CHICAGO — Not egg-specially good news if you happen to be a fan of eggs. According to a new study, eating too many delicious eggs can increase risks of heart disease and permanent sleep.
According to Northwestern Now, the large-scale Northwestern Medicine study examined pooled data on 29,615 U.S. racially and ethnically diverse adults from six prospective cohort studies for up to 31 years of follow up.
The study was published last Friday in the medical journal JAMA.
According to co-author of the study Norrina Allen, "the take-home message is really about cholesterol, which happens to be high in eggs and specifically yolks."
"As part of a healthy diet, people need to consume lower amounts of cholesterol. People who consume less cholesterol have a lower risk of heart disease."
One large egg can have up to 186 milligrams of dietary cholesterol in the yolk.
Eating less than 300 milligrams of cholesterol per day used to be the U.S. dietary guideline recommendation, until it was dropped in 2015.
The study found eating 300 mg of dietary cholesterol per day was associated with 17 percent higher risk of cardiovascular disease and 18 percent higher risk of all-cause deaths.

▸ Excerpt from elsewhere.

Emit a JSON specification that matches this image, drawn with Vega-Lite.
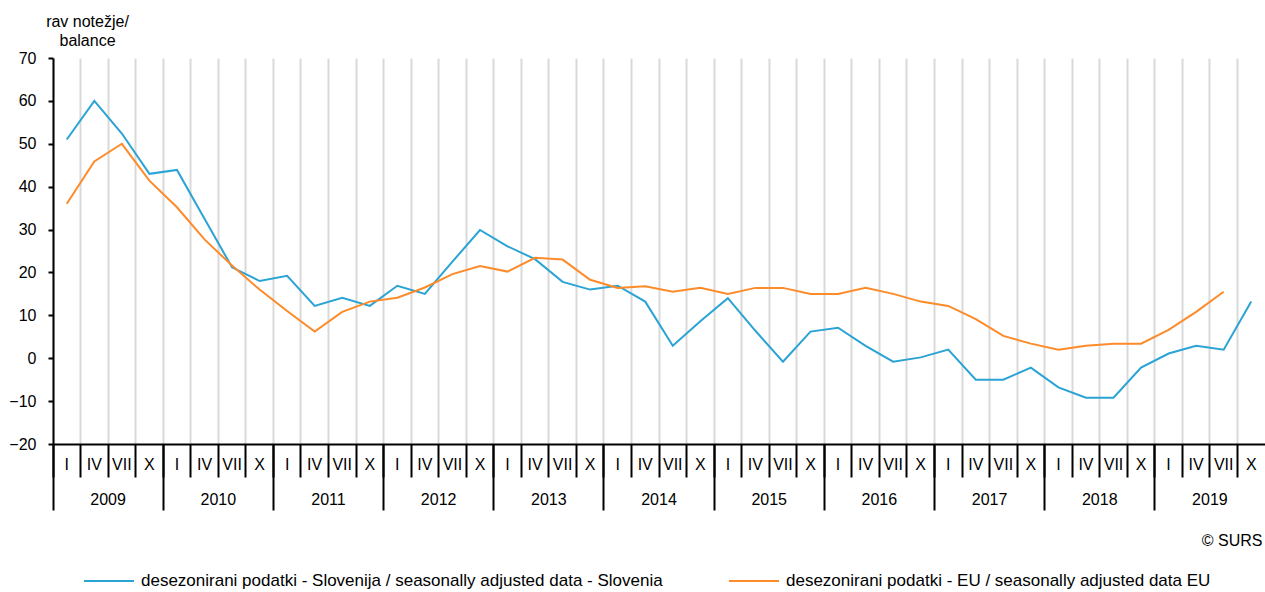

The cholesterol was the driving factor independent of saturated fat consumption and other dietary fat.
They also found eating three to four eggs a week was associated with 6 percent higher risk of cardiovascular disease and 8 percent higher risk of any cause of death.
So does this mean giving up eggs and red meat? Of course not—moderation is the key. And maybe cut out the daily three-egg breakfast omelette.